### DATASET EXCERPT
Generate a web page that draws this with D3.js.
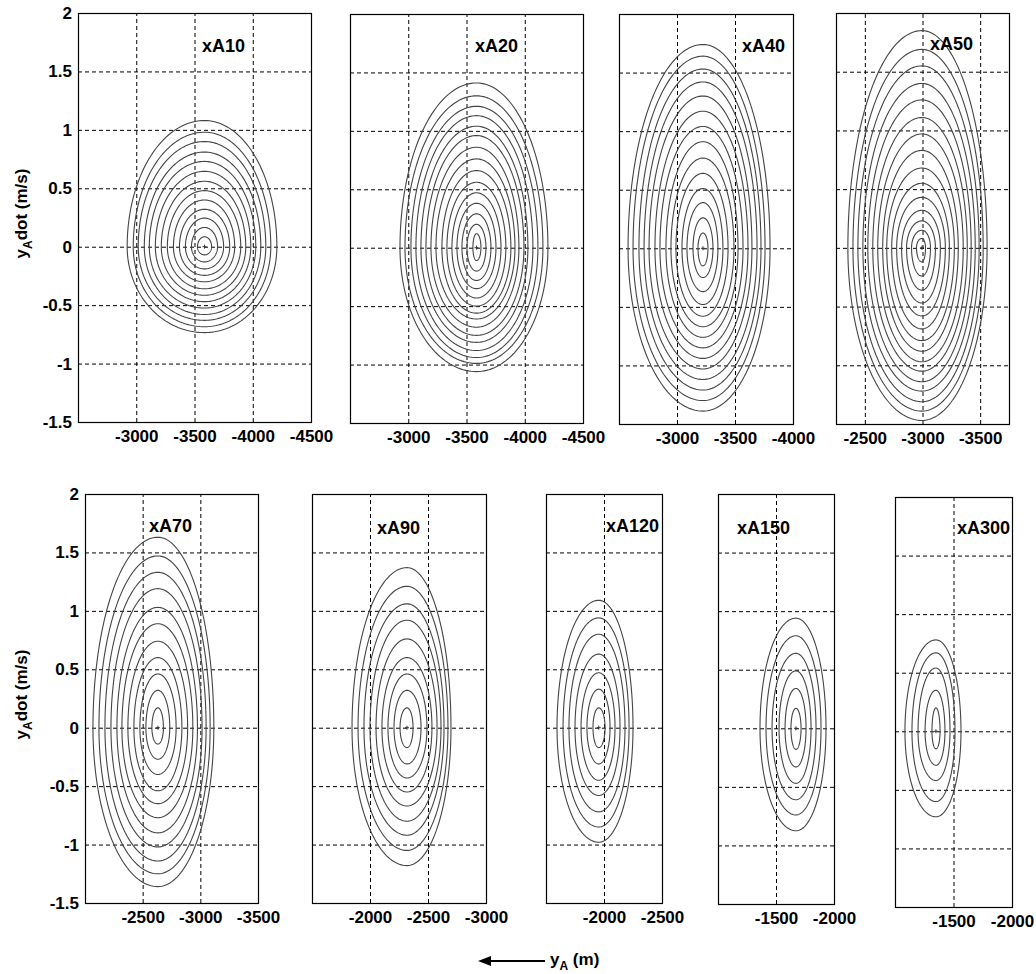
<!DOCTYPE html>
<html>
<head>
<meta charset="utf-8">
<script src="https://cdn.jsdelivr.net/npm/d3@7"></script>
<style>
  html, body { margin: 0; padding: 0; background: #fff; }
  svg { display: block; font-family: "Liberation Sans", Arial, Helvetica, sans-serif; }
</style>
</head>
<body>
<svg id="chart" width="1036" height="974"></svg>
<script>
// ---------------- DATA ----------------
const panelNames = ["xA10", "xA20", "xA40", "xA50", "xA70", "xA90", "xA120", "xA150", "xA300"];
const xDomains = [
  [-2500, -4500], [-2500, -4500], [-2500, -4000], [-2250, -3750],
  [-2000, -3500], [-1500, -3000], [-1500, -2500], [-1000, -2000], [-1000, -2000]
];
const xTicks = [
  [-3000, -3500, -4000, -4500],
  [-3000, -3500, -4000, -4500],
  [-3000, -3500, -4000],
  [-2500, -3000, -3500],
  [-2500, -3000, -3500],
  [-2000, -2500, -3000],
  [-2000, -2500],
  [-1500, -2000],
  [-1500, -2000]
];
const yDomain = [-1.5, 2];
const yTicks = [-1.5, -1, -0.5, 0, 0.5, 1, 1.5, 2];

// ring centres (y_A, m) and ring extents, inner ring first
const ringCenters = [-3586, -3586, -3224, -2995, -2632, -2319, -1955, -1672, -1350];
const ringTops = [
  [0.085, 0.165, 0.245, 0.32, 0.40, 0.48, 0.56, 0.645, 0.73, 0.81, 0.90, 0.98, 1.08],
  [0.12, 0.20, 0.29, 0.38, 0.47, 0.56, 0.66, 0.76, 0.86, 0.96, 1.04, 1.13, 1.21, 1.30, 1.41],
  [0.13, 0.26, 0.39, 0.51, 0.64, 0.77, 0.91, 1.04, 1.17, 1.30, 1.42, 1.53, 1.64, 1.74],
  [0.08, 0.15, 0.23, 0.32, 0.43, 0.55, 0.68, 0.83, 0.97, 1.11, 1.26, 1.40, 1.55, 1.69, 1.85],
  [0.17, 0.32, 0.46, 0.60, 0.74, 0.89, 1.03, 1.19, 1.33, 1.47, 1.63],
  [0.17, 0.32, 0.46, 0.60, 0.76, 0.92, 1.06, 1.21, 1.37],
  [0.17, 0.33, 0.47, 0.63, 0.80, 0.94, 1.09],
  [0.17, 0.34, 0.49, 0.64, 0.79, 0.94],
  [0.20, 0.35, 0.54, 0.67, 0.78]
];
const ringBottoms = [
  [-0.07, -0.13, -0.19, -0.245, -0.30, -0.36, -0.415, -0.47, -0.525, -0.58, -0.63, -0.685, -0.735],
  [-0.11, -0.20, -0.28, -0.35, -0.43, -0.50, -0.56, -0.61, -0.68, -0.75, -0.81, -0.88, -0.94, -0.99, -1.06],
  [-0.15, -0.25, -0.37, -0.48, -0.58, -0.67, -0.76, -0.85, -0.94, -1.03, -1.12, -1.21, -1.30, -1.39],
  [-0.12, -0.24, -0.36, -0.47, -0.58, -0.69, -0.79, -0.88, -0.97, -1.05, -1.14, -1.22, -1.31, -1.39, -1.47],
  [-0.14, -0.27, -0.40, -0.54, -0.65, -0.77, -0.90, -1.02, -1.14, -1.25, -1.36],
  [-0.17, -0.31, -0.43, -0.55, -0.67, -0.80, -0.92, -1.05, -1.18],
  [-0.17, -0.31, -0.45, -0.58, -0.72, -0.85, -0.98],
  [-0.18, -0.33, -0.47, -0.61, -0.74, -0.875],
  [-0.15, -0.29, -0.42, -0.60, -0.73]
];
const ringLefts = [
  [-3526, -3474, -3422, -3371, -3319, -3267, -3215, -3164, -3112, -3069, -3017, -2974, -2922],
  [-3555, -3504, -3461, -3418, -3375, -3332, -3289, -3238, -3195, -3152, -3109, -3066, -3023, -2972, -2929],
  [-3181, -3138, -3086, -3043, -2991, -2948, -2905, -2853, -2810, -2759, -2716, -2672, -2621, -2578],
  [-2948, -2905, -2862, -2819, -2776, -2733, -2690, -2655, -2612, -2569, -2526, -2483, -2440, -2397, -2353],
  [-2580, -2528, -2476, -2424, -2372, -2320, -2277, -2225, -2173, -2121, -2069],
  [-2259, -2207, -2155, -2103, -2052, -2000, -1948, -1897, -1845],
  [-1905, -1853, -1802, -1750, -1698, -1647, -1595],
  [-1629, -1578, -1526, -1466, -1414, -1362],
  [-1316, -1257, -1197, -1145, -1085]
];
const ringRights = [
  [-3647, -3698, -3750, -3802, -3845, -3897, -3940, -3983, -4026, -4069, -4112, -4155, -4207],
  [-3624, -3667, -3710, -3753, -3796, -3838, -3881, -3916, -3950, -3993, -4027, -4070, -4113, -4156, -4199],
  [-3267, -3310, -3353, -3396, -3440, -3491, -3526, -3569, -3612, -3646, -3690, -3724, -3759, -3802],
  [-3026, -3069, -3112, -3155, -3198, -3233, -3276, -3310, -3353, -3388, -3422, -3457, -3491, -3526, -3560],
  [-2680, -2735, -2790, -2840, -2890, -2935, -2975, -3015, -3050, -3085, -3117],
  [-2371, -2440, -2491, -2534, -2578, -2612, -2638, -2672, -2698],
  [-2009, -2052, -2095, -2138, -2181, -2216, -2250],
  [-1716, -1759, -1802, -1845, -1888, -1931],
  [-1385, -1427, -1470, -1513, -1564]
];

// ---------------- LAYOUT ----------------
const layout = [
  {l: 78,  r: 311,  t: 13,  b: 422, tdx: 124, tdy: 39},
  {l: 350, r: 583,  t: 14,  b: 423, tdx: 125, tdy: 38},
  {l: 619, r: 793,  t: 14,  b: 424, tdx: 123, tdy: 38},
  {l: 836, r: 1009, t: 13,  b: 424, tdx: 94,  tdy: 37},
  {l: 85,  r: 258,  t: 494, b: 903, tdx: 64,  tdy: 38},
  {l: 312, r: 486,  t: 494, b: 903, tdx: 65,  tdy: 40},
  {l: 546, r: 662,  t: 494, b: 903, tdx: 60,  tdy: 38},
  {l: 718, r: 834,  t: 494, b: 904, tdx: 19,  tdy: 40},
  {l: 895, r: 1012, t: 497, b: 907, tdx: 62,  tdy: 37}
];
const yLabelPanels = [0, 4];

const svg = d3.select("#chart");
svg.append("rect").attr("width", 1036).attr("height", 974).attr("fill", "#fff");

const fmt = d => String(d);

function ringPoints(cx, top, bottom, left, right) {
  const pts = [];
  const n = 180;
  for (let k = 0; k <= n; k++) {
    const a = (k / n) * 2 * Math.PI;
    const c = Math.cos(a), s = Math.sin(a);
    const xv = c >= 0 ? cx + (right - cx) * c : cx - (left - cx) * c;
    const yv = s >= 0 ? top * s : -bottom * s;
    pts.push([xv, yv]);
  }
  return pts;
}

panelNames.forEach((name, i) => {
  const L = layout[i];
  const x = d3.scaleLinear().domain(xDomains[i]).range([L.l, L.r]);
  const y = d3.scaleLinear().domain(yDomain).range([L.b, L.t]);
  const g = svg.append("g");

  // grid (vertical)
  const gx = g.append("g").attr("transform", `translate(0,${L.b})`)
    .call(d3.axisBottom(x).tickValues(xTicks[i].filter(v => x(v) < L.r - 1 && x(v) > L.l + 1))
      .tickSize(-(L.b - L.t)).tickFormat(""));
  gx.select(".domain").remove();
  gx.selectAll("line").attr("stroke", "#000").attr("stroke-width", 1).attr("stroke-dasharray", "4,3");

  // grid (horizontal)
  const gy = g.append("g").attr("transform", `translate(${L.l},0)`)
    .call(d3.axisLeft(y).tickValues(yTicks.filter(v => y(v) < L.b - 1 && y(v) > L.t + 1))
      .tickSize(-(L.r - L.l)).tickFormat(""));
  gy.select(".domain").remove();
  gy.selectAll("line").attr("stroke", "#000").attr("stroke-width", 1).attr("stroke-dasharray", "4,3");

  // rings
  const line = d3.line().x(p => x(p[0])).y(p => y(p[1]));
  ringTops[i].forEach((tp, k) => {
    g.append("path")
      .attr("d", line(ringPoints(ringCenters[i], tp, ringBottoms[i][k], ringLefts[i][k], ringRights[i][k])))
      .attr("fill", "none").attr("stroke", "#444").attr("stroke-width", 1.1);
  });
  // centre mark
  const cxp = x(ringCenters[i]), cyp = y(0);
  g.append("path").attr("d", `M${cxp-2},${cyp}H${cxp+2}M${cxp},${cyp-2}V${cyp+2}`)
    .attr("stroke", "#333").attr("stroke-width", 1);

  // box
  g.append("rect").attr("x", L.l + 0.5).attr("y", L.t + 0.5)
    .attr("width", L.r - L.l).attr("height", L.b - L.t)
    .attr("fill", "none").attr("stroke", "#000").attr("stroke-width", 1.2);

  // x tick labels
  const ax = g.append("g").attr("transform", `translate(0,${L.b})`)
    .call(d3.axisBottom(x).tickValues(xTicks[i]).tickSize(0).tickPadding(8).tickFormat(fmt));
  ax.select(".domain").remove();
  ax.selectAll("text").attr("font-size", 17).attr("font-weight", "bold").attr("fill", "#000")
    .attr("font-family", "Liberation Sans, Arial, sans-serif");

  // y tick labels
  if (yLabelPanels.includes(i)) {
    const ay = g.append("g").attr("transform", `translate(${L.l},0)`)
      .call(d3.axisLeft(y).tickValues(yTicks).tickSize(0).tickPadding(6).tickFormat(fmt));
    ay.select(".domain").remove();
    ay.selectAll("text").attr("font-size", 17).attr("font-weight", "bold").attr("fill", "#000")
      .attr("font-family", "Liberation Sans, Arial, sans-serif");

    const yl = svg.append("text")
      .attr("transform", `translate(27,${(L.t + L.b) / 2 - 4}) rotate(-90)`)
      .attr("text-anchor", "middle").attr("font-size", 17).attr("font-weight", "bold");
    yl.append("tspan").text("y");
    yl.append("tspan").attr("font-size", 12).attr("dy", 5).text("A");
    yl.append("tspan").attr("dy", -5).text("dot (m/s)");
  }

  // panel title
  svg.append("text").attr("x", L.l + L.tdx).attr("y", L.t + L.tdy)
    .attr("font-size", 18).attr("font-weight", "bold").text(name);
});

// bottom x label with arrow
svg.append("line").attr("x1", 545).attr("y1", 961).attr("x2", 488).attr("y2", 961)
  .attr("stroke", "#000").attr("stroke-width", 2);
svg.append("path").attr("d", "M478,961L491,956L491,966Z").attr("fill", "#000");
const xl = svg.append("text").attr("x", 550).attr("y", 965).attr("font-size", 17).attr("font-weight", "bold");
xl.append("tspan").text("y");
xl.append("tspan").attr("font-size", 12).attr("dy", 5).text("A");
xl.append("tspan").attr("dy", -5).text(" (m)");
</script>
</body>
</html>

### WORK INSTRUCTIONS
Would you reproduce the lines above, from the very first through the line containing "const yTicks = [-1.5, -1, -0.5, 0, 0.5, 1, 1.5, 2];", exactly and without the pictures?

### EXERCISE ANSWER
Generate a web page that draws this with D3.js.
<!DOCTYPE html>
<html>
<head>
<meta charset="utf-8">
<script src="https://cdn.jsdelivr.net/npm/d3@7"></script>
<style>
  html, body { margin: 0; padding: 0; background: #fff; }
  svg { display: block; font-family: "Liberation Sans", Arial, Helvetica, sans-serif; }
</style>
</head>
<body>
<svg id="chart" width="1036" height="974"></svg>
<script>
// ---------------- DATA ----------------
const panelNames = ["xA10", "xA20", "xA40", "xA50", "xA70", "xA90", "xA120", "xA150", "xA300"];
const xDomains = [
  [-2500, -4500], [-2500, -4500], [-2500, -4000], [-2250, -3750],
  [-2000, -3500], [-1500, -3000], [-1500, -2500], [-1000, -2000], [-1000, -2000]
];
const xTicks = [
  [-3000, -3500, -4000, -4500],
  [-3000, -3500, -4000, -4500],
  [-3000, -3500, -4000],
  [-2500, -3000, -3500],
  [-2500, -3000, -3500],
  [-2000, -2500, -3000],
  [-2000, -2500],
  [-1500, -2000],
  [-1500, -2000]
];
const yDomain = [-1.5, 2];
const yTicks = [-1.5, -1, -0.5, 0, 0.5, 1, 1.5, 2];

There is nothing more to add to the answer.